In circuit $(2)$,the $P$-region of the first diode is connected to the $N$-region of the second diode. The external battery is connected such that both diodes are forward-biased (or both reverse-biased depending on polarity),allowing for an equal potential drop across both junctions.
In circuit $(3)$,the $P$-region of the first diode is connected to the $N$-region of the second diode. Similar to circuit $(2)$,this configuration allows for a symmetric series connection where the potential difference is distributed equally across the junctions.
Therefore,circuits $(2)$ and $(3)$ are the correct connections.

(D) For an astronomical telescope with the final image at infinity (normal adjustment),the angular magnification is given by $|m| = \frac{f_o}{f_e} = 5$.
This implies $f_o = 5f_e$ ... $(i)$.
The length of the telescope tube is the sum of the focal lengths of the objective and the eyepiece: $L = f_o + f_e = 36 \, cm$ ... $(ii)$.
Substituting $(i)$ into $(ii)$,we get $5f_e + f_e = 36 \, cm$,which simplifies to $6f_e = 36 \, cm$.
Thus,$f_e = 6 \, cm$.
Substituting $f_e$ back into $(i)$,we get $f_o = 5 \times 6 \, cm = 30 \, cm$.
Therefore,the focal lengths are $f_o = 30 \, cm$ and $f_e = 6 \, cm$.

(A) As the beam of light is incident normally on the face $AB$ of the right-angled prism $ABC$,no refraction occurs at face $AB$. The light passes straight and strikes the face $AC$ at an angle of incidence $i = 45^{\circ}$.
For total internal reflection to take place at face $AC$,the condition is $i > i_c$,where $i_c$ is the critical angle.
We know that $\sin i_c = \frac{1}{\mu}$. Therefore,the condition for total internal reflection is $\sin i > \frac{1}{\mu}$,or $\mu > \frac{1}{\sin i}$.
Given $i = 45^{\circ}$,we have $\sin 45^{\circ} = \frac{1}{\sqrt{2}} \approx 0.707$. Thus,the condition becomes $\mu > \sqrt{2} \approx 1.414$.

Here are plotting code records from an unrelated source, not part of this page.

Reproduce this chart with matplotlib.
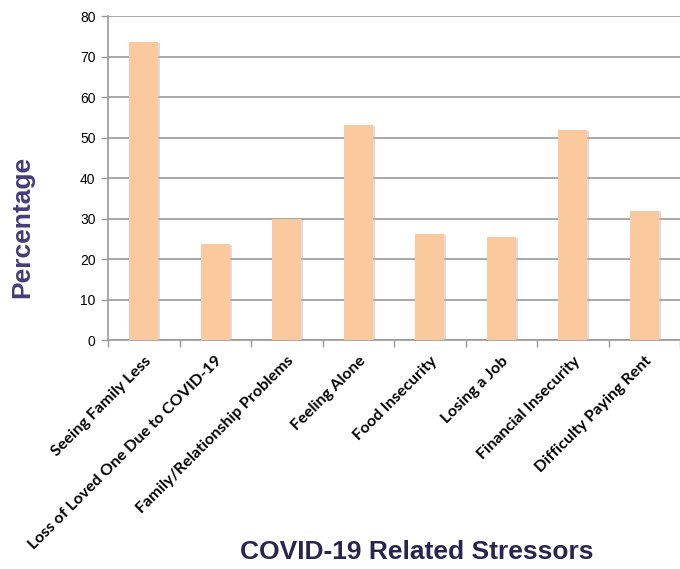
import matplotlib
matplotlib.use("Agg")
import matplotlib.pyplot as plt
import matplotlib.patheffects as pe
import numpy as np

categories = ["Seeing Family Less", "Loss of Loved One Due to COVID-19",
              "Family/Relationship Problems", "Feeling Alone", "Food Insecurity",
              "Losing a Job", "Financial Insecurity", "Difficulty Paying Rent"]
values = [73.6, 23.65, 29.9, 53.1, 26.1, 25.4, 51.9, 32.0]
yticks = [0, 10, 20, 30, 40, 50, 60, 70, 80]

fig = plt.figure(figsize=(6.8, 5.69), dpi=100)
ax = fig.add_axes([108/680, 1-340/569, 1-108/680, (340-16.3)/569])

x = np.arange(len(categories))
bars = ax.bar(x, values, width=0.4, color="#FACA9E", zorder=3)
for b in bars:
    b.set_path_effects([pe.SimplePatchShadow(offset=(1.5, -0.5), shadow_rgbFace="#BBBBBB", alpha=0.5), pe.Normal()])

ax.set_ylim(0, 80)
ax.set_xlim(-0.5, len(categories) - 0.5 - 5/72)
ax.set_yticks(yticks)
ax.set_yticklabels([str(v) for v in yticks], fontsize=10, family="Liberation Sans")
ax.yaxis.grid(True, color="#9A9A9A", linewidth=1.2, zorder=0)
ax.set_axisbelow(True)

ax.set_xticks(np.arange(-0.5, len(categories)))
ax.set_xticklabels([])
ax.tick_params(axis="x", which="major", length=5, color="#9A9A9A", width=1)
ax.tick_params(axis="y", length=5, color="#9A9A9A", width=1, pad=4)

for i, c in enumerate(categories):
    ax.annotate(c, xy=(i, 0), xycoords=("data", "axes fraction"),
                xytext=(0, -10), textcoords="offset points",
                rotation=45, ha="right", va="top", rotation_mode="anchor",
                fontsize=11.6, fontweight="bold", family="Lato", color="black")

for s in ["top", "right"]:
    ax.spines[s].set_visible(False)
for s in ["left", "bottom"]:
    ax.spines[s].set_color("#9A9A9A")
    ax.spines[s].set_linewidth(1.2)

fig.text(22/680, 1-227/569, "Percentage", rotation=90, ha="center", va="center",
         fontsize=19, fontweight="bold", family="Liberation Sans", color="#463B7A")
fig.text(417/680, 1-552/569, "COVID-19 Related Stressors", ha="center", va="center",
         fontsize=19, fontweight="bold", family="Liberation Sans", color="#28264F")

fig.savefig("out.png", dpi=100)
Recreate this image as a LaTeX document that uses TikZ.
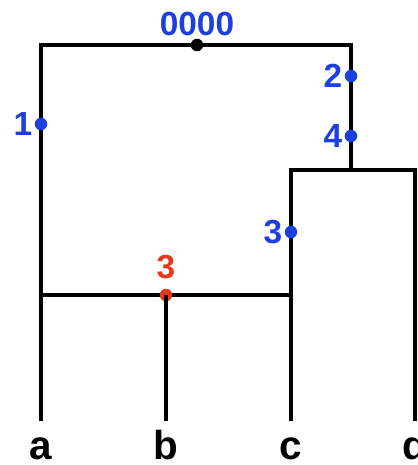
\documentclass[tikz,border=0pt]{standalone}
\usepackage{fontspec}
\setmainfont{Liberation Sans}
\usetikzlibrary{positioning}
\definecolor{mut}{HTML}{1E3FE0}
\definecolor{hyb}{HTML}{E5391E}

\begin{document}
\begin{tikzpicture}[
    branch/.style={line width=2.3pt,line join=miter,black},
    dot/.style={circle,fill=#1,inner sep=0pt,minimum size=0.25cm},
    lab/.style={font=\fontsize{19}{19}\selectfont\bfseries,text=#1,inner sep=1pt},
    tip/.style={font=\fontsize{23}{23}\selectfont\bfseries,inner sep=0pt,anchor=base},
]
\useasboundingbox (0,0) rectangle (8.34,9.3);

% Skeleton points
\coordinate (aTop) at (0.82,8.4);
\coordinate (rTop) at (7.02,8.4);
\coordinate (rJoin) at (7.02,5.9);
\coordinate (cTop) at (5.82,5.9);
\coordinate (dTop) at (8.30,5.9);
\coordinate (aMid) at (0.82,3.4);
\coordinate (cMid) at (5.82,3.4);
\coordinate (aEnd) at (0.82,0.88);
\coordinate (bEnd) at (3.32,0.88);
\coordinate (cEnd) at (5.82,0.88);
\coordinate (dEnd) at (8.30,0.88);

% Branches
\draw[branch] (aEnd) -- (aTop) -- (rTop) -- (rJoin);
\draw[branch] (cEnd) -- (cTop) -- (dTop) -- (dEnd);
\draw[branch] (aMid) -- (cMid);

% Root and hybrid point
\node[dot=black] (root) at (3.94,8.4) {};
\node[dot=hyb] (hyb) at (3.32,3.4) {};
\draw[branch] (hyb.center) -- (bEnd);

% Mutations
\node[dot=mut] (m1) at (0.82,6.82) {};
\node[dot=mut] (m2) at (7.02,7.78) {};
\node[dot=mut] (m4) at (7.02,6.58) {};
\node[dot=mut] (m3) at (5.82,4.66) {};

% Labels
\node[lab=mut,above=0pt of root] (l0) {0000};
\node[lab=mut,left=0pt of m1] (l1) {1};
\node[lab=mut,left=0pt of m2] (l2) {2};
\node[lab=mut,left=0pt of m4] (l4) {4};
\node[lab=mut,left=0pt of m3] (l3) {3};
\node[lab=hyb,above=4pt of hyb] (lh) {3};

% Leaves
\node[tip] (a) at (0.82,0.12) {a};
\node[tip] (b) at (3.32,0.12) {b};
\node[tip] (c) at (5.82,0.12) {c};
\node[tip] (d) at (8.30,0.12) {d};
\end{tikzpicture}
\end{document}
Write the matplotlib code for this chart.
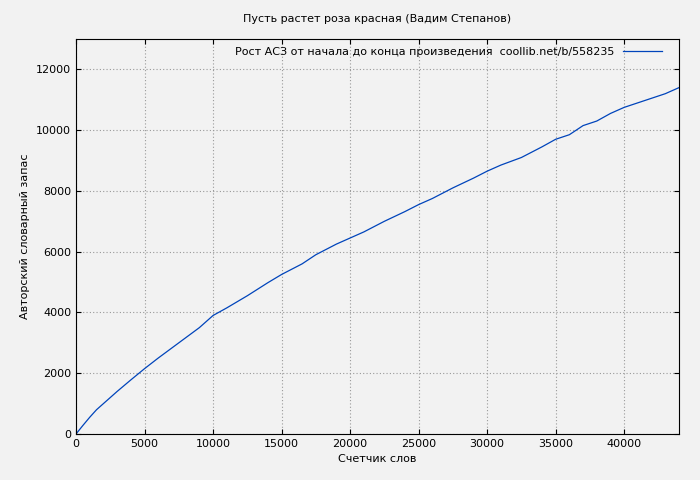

Comparing the refractive indices:
For red: $\mu_{\text{red}} = 1.39 < 1.414$.
For green: $\mu_{\text{green}} = 1.44 > 1.414$.
For blue: $\mu_{\text{blue}} = 1.47 > 1.414$.
Since $\mu_{\text{red}} < 1.414$,the red light will be refracted out of the prism through face $AC$. Since $\mu_{\text{green}}$ and $\mu_{\text{blue}}$ are both greater than $1.414$,both green and blue light will undergo total internal reflection at face $AC$.
Therefore,the prism will separate the red colour from the green and blue colours.